Ella Peltonen defends her PhD thesis on Crowdsensed Mobile Data Analytics on February 26th, 2018

M.Sc. Ella Peltonen defends her doctoral thesis Crowdsensed Mobile Data Analytics on Monday the 26th of February 2018 at 12 o'clock noon in the University of Helsinki Porthania building, Auditorium PIII (Yliopistonkatu 3, 1st floor). Her opponent is Associate Professor Nic Lane (University of Oxford, United Kingdom) and custos Professor Sasu Tarkoma (University of Helsinki). The defence will be held in English.

Crowdsensed Mobile Data Analytics

Mobile devices, especially smartphones, are nowadays an essential part of everyday life. They are used worldwide and across all the demographic groups - they can be utilized for multiple functionalities, including but not limited to communications, game playing, social interactions, maps and navigation, leisure, work, and education. With a large on-device sensor base, mobile devices provide a rich source of data. Understanding how these devices are used help us also to increase the knowledge of people's everyday habits, needs, and rituals. Data collection and analysis can thus be utilized in different recommendation and feedback systems that further increase usage experience of the smart devices.
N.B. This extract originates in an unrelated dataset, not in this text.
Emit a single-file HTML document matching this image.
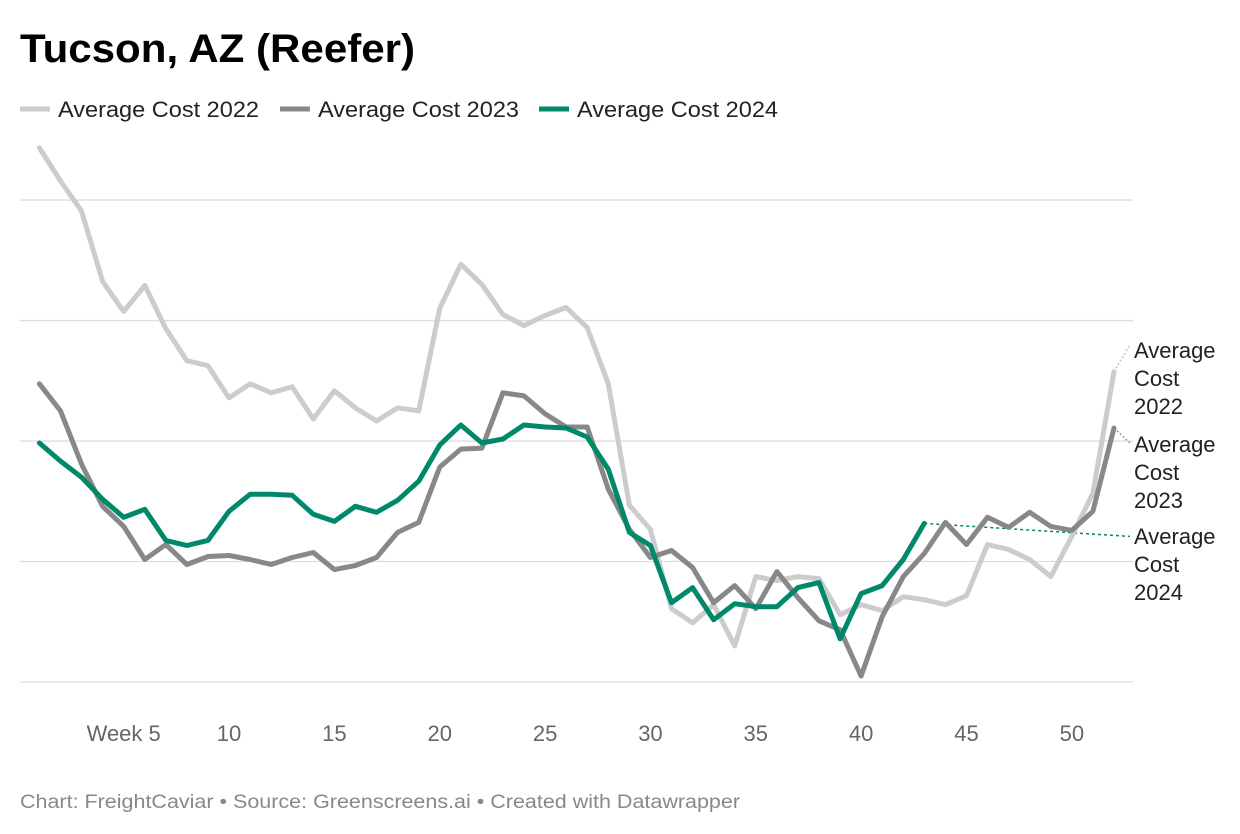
<!DOCTYPE html>
<html><head><meta charset="utf-8">
<style>
body{margin:0;background:#fff;font-family:"Liberation Sans",sans-serif;}
#wrap{position:relative;width:1240px;height:834px;overflow:hidden;}
</style></head>
<body>
<div id="wrap">
<svg id="chart" width="1240" height="834"></svg>
</div>
<script>
const weeks2022 = Array.from({length:52},(_,i)=>i+1);
const cost2022 = [5.32,4.99,4.69,3.99,3.69,3.95,3.52,3.20,3.15,2.83,2.97,2.88,2.94,2.62,2.90,2.73,2.60,2.73,2.70,3.72,4.16,3.96,3.66,3.55,3.65,3.73,3.53,2.97,1.76,1.52,0.73,0.59,0.77,0.36,1.05,1.01,1.05,1.03,0.67,0.77,0.71,0.85,0.82,0.77,0.86,1.37,1.32,1.22,1.05,1.45,1.88,3.09];
const cost2023 = [2.97,2.70,2.17,1.75,1.55,1.22,1.37,1.17,1.25,1.26,1.22,1.17,1.24,1.29,1.12,1.16,1.24,1.49,1.59,2.14,2.32,2.33,2.88,2.85,2.67,2.54,2.54,1.92,1.52,1.24,1.31,1.14,0.79,0.96,0.73,1.10,0.84,0.61,0.52,0.06,0.65,1.05,1.28,1.59,1.37,1.64,1.54,1.69,1.55,1.51,1.70,2.53];
const cost2024 = [2.38,2.20,2.04,1.82,1.64,1.72,1.41,1.36,1.41,1.70,1.87,1.87,1.86,1.67,1.60,1.75,1.69,1.81,2.00,2.36,2.56,2.38,2.42,2.56,2.54,2.53,2.44,2.12,1.49,1.36,0.79,0.94,0.62,0.78,0.75,0.75,0.94,0.99,0.43,0.88,0.96,1.22,1.58];
const trend2024End = [52.75, 1.45];
const xTicks = [5,10,15,20,25,30,35,40,45,50];
const xTickLabels = ["Week 5","10","15","20","25","30","35","40","45","50"];
const yGrid = [0,1.2,2.4,3.6,4.8];

const NS="http://www.w3.org/2000/svg";
const svg=document.getElementById('chart');
const x=w=>39.4+(w-1)*21.07;
const y=v=>682-v*100.4;
function mk(tag,attrs,parent){const e=document.createElementNS(NS,tag);for(const k in attrs)e.setAttribute(k,attrs[k]);(parent||svg).appendChild(e);return e;}

let t=mk('text',{x:20,y:62,'font-size':40,'font-weight':'bold',fill:'#000',textLength:395,lengthAdjust:'spacingAndGlyphs'});t.textContent='Tucson, AZ (Reefer)';



const legend=[["Average Cost 2022","#cccccc",20],["Average Cost 2023","#888888",280],["Average Cost 2024","#00886b",539]];
legend.forEach(([lab,c,lx],i)=>{
  const g=mk('g',{});
  
  
  mk('line',{x1:lx,x2:lx+30,y1:109,y2:109,stroke:c,'stroke-width':5},g);
  const tt=mk('text',{x:lx+38,y:117,'font-size':22,fill:'#222',textLength:201,lengthAdjust:'spacingAndGlyphs'},g);tt.textContent=lab;
});

yGrid.forEach(v=>{
  const l=mk('line',{x1:20,x2:1133,y1:y(v),y2:y(v),stroke:'#dddddd','stroke-width':1.3});
  
  
});

xTicks.forEach((w,i)=>{
  const tt=mk('text',{x:x(w),y:741,'font-size':22,fill:'#666','text-anchor':'middle'});
  tt.textContent=xTickLabels[i];
  
  
});

let c1=mk('line',{x1:x(52),y1:y(cost2022[51]),x2:1130,y2:345,stroke:'#bbb','stroke-width':1.2,'stroke-dasharray':'2,2'});

let c2=mk('line',{x1:x(52),y1:y(cost2023[51]),x2:1130,y2:443,stroke:'#888','stroke-width':1.2,'stroke-dasharray':'2,2'});

let tr=mk('line',{x1:x(cost2024.length),y1:y(cost2024[cost2024.length-1]),x2:x(trend2024End[0]),y2:y(trend2024End[1]),stroke:'#00886b','stroke-width':1.5,'stroke-dasharray':'3,3'});


function series(data,color,name){
  const d=data.map((v,i)=>(i?'L':'M')+x(i+1).toFixed(1)+','+y(v).toFixed(1)).join('');
  const p=mk('path',{d:d,fill:'none',stroke:color,'stroke-width':5,'stroke-linejoin':'round','stroke-linecap':'round'});
  
  
}
series(cost2022,'#cccccc','line-2022');
series(cost2023,'#888888','line-2023');
series(cost2024,'#00886b','line-2024');

[["Average","Cost","2022",358],["Average","Cost","2023",452],["Average","Cost","2024",544]].forEach((ls,i)=>{
  const tt=mk('text',{x:1134,y:ls[3],'font-size':22,fill:'#222'});
  
  
  for(let k=0;k<3;k++){const s=mk('tspan',{x:1134,dy:k?28:0},tt);s.textContent=ls[k];}
});

const f=mk('text',{x:20,y:808,'font-size':19,fill:'#888',textLength:720,lengthAdjust:'spacingAndGlyphs'});
f.textContent='Chart: FreightCaviar • Source: Greenscreens.ai • Created with Datawrapper';


</script>
</body></html>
Crowdsensed computing describes a paradigm where multiple autonomous devices are used together to collect large-scale data. In the case of smartphones, this kind of data can include running and installed applications, different system settings, such as network connection and screen brightness, and various subsystem variables, such as CPU and memory usage. In addition to the autonomous data collection, user questionnaires can be used to provide a wider view to the user community. To understand smartphone usage as a whole, different procedures are needed for cleaning missing and misleading values and preprocessing information from various sets of variables. Analyzing large-scale data sets - rising in size to terabytes - requires understanding of different Big Data management tools, distributed computing environments, and efficient algorithms to perform suitable data analysis and machine learning tasks. Together, these procedures and methodologies aim to provide actionable feedback, such as recommendations and visualizations, for the benefit of smartphone users, researchers, and application development.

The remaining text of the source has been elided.